Your goal →
Locate each line with the string "React" in the listing below and copy it.

Source material →
========

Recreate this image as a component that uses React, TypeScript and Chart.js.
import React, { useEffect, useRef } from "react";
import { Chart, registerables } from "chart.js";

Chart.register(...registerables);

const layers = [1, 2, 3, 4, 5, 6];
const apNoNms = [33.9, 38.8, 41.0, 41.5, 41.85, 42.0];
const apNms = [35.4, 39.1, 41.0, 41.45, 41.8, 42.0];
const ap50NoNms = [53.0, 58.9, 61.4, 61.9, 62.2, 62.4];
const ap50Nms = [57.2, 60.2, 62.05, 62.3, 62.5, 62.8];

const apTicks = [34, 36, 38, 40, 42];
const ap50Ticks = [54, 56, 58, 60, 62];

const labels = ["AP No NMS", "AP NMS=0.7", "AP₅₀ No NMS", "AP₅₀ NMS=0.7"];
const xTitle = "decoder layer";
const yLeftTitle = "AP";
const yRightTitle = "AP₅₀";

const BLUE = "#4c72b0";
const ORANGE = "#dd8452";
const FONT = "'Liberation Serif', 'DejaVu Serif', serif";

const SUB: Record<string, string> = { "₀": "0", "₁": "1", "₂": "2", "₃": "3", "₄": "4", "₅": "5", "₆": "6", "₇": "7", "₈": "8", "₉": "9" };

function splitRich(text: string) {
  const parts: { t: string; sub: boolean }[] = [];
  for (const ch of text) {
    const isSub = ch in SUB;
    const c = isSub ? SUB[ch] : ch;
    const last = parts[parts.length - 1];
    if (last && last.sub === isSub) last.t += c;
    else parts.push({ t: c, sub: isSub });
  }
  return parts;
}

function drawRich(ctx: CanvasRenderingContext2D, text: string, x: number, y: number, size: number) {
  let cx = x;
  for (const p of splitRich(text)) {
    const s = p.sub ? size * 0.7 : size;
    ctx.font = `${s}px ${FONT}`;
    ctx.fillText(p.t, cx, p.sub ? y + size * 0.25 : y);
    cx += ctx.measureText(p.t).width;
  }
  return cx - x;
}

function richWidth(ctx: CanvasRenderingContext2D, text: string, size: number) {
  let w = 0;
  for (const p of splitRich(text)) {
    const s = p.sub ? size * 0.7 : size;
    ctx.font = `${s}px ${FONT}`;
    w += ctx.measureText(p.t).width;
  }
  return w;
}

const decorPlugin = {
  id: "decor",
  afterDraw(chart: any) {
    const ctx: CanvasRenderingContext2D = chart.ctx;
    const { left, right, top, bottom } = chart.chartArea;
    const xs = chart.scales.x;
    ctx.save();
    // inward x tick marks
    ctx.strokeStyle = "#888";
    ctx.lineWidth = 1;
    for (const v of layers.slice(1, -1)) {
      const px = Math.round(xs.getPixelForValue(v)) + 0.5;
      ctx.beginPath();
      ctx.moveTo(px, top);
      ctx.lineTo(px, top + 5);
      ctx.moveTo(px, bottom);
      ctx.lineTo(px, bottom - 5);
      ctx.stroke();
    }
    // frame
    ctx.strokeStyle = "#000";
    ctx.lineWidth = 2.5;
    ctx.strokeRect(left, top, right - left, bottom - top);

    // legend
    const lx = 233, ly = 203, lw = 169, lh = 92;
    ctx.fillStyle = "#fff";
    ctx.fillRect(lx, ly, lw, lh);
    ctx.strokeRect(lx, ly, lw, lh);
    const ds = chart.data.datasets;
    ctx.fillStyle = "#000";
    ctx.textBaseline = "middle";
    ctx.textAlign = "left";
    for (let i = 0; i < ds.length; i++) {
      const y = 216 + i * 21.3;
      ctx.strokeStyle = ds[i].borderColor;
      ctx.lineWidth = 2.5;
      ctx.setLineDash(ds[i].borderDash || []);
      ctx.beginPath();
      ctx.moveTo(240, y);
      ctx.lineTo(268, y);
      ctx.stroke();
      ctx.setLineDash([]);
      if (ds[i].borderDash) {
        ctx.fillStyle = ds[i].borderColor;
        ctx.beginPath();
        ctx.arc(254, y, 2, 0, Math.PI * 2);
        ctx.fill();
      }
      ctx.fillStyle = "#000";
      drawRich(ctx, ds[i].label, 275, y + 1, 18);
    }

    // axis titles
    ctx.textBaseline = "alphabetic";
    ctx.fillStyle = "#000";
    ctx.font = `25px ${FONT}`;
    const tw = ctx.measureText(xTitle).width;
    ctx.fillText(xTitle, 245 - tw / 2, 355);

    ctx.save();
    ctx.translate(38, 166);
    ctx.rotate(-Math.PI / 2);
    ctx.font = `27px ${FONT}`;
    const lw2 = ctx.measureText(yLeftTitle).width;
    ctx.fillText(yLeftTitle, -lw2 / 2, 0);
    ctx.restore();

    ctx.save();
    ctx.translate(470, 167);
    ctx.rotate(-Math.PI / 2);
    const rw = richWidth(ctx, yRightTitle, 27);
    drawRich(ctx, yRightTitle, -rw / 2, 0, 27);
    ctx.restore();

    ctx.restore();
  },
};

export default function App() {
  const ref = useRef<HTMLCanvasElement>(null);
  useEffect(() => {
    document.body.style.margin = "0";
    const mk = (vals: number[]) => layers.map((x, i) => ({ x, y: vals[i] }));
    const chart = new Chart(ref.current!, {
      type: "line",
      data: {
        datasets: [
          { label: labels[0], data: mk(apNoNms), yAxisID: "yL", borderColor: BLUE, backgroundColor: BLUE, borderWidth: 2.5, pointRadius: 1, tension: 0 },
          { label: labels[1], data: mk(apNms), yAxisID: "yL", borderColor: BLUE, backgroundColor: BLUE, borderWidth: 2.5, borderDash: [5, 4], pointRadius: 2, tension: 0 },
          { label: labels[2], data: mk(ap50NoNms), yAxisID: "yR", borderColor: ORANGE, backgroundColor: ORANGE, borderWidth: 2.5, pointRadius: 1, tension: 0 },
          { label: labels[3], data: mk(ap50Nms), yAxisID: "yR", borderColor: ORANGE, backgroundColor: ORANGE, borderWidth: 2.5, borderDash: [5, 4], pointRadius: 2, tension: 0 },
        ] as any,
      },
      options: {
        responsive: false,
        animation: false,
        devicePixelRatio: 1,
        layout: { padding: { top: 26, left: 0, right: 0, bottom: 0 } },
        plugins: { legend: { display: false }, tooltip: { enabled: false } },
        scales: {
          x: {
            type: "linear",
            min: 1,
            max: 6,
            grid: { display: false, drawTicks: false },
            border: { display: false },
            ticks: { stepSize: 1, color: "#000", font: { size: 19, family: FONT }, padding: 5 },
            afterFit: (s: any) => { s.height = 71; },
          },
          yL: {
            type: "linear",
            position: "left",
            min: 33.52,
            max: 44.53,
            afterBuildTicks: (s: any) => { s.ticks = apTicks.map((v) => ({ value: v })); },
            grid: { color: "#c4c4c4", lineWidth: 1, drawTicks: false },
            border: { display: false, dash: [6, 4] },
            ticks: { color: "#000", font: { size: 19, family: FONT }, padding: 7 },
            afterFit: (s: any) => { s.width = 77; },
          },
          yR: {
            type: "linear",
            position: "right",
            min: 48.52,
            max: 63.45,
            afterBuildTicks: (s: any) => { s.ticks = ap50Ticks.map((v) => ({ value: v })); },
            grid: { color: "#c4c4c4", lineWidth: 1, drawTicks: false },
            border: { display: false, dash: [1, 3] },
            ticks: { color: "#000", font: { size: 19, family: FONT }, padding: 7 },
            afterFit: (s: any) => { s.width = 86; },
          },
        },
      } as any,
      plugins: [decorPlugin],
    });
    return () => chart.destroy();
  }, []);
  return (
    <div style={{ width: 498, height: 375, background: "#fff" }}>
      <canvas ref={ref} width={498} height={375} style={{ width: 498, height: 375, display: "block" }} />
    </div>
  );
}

========

Written solution →
Recreate this image as a component that uses React, TypeScript and Chart.js.
import React, { useEffect, useRef } from "react";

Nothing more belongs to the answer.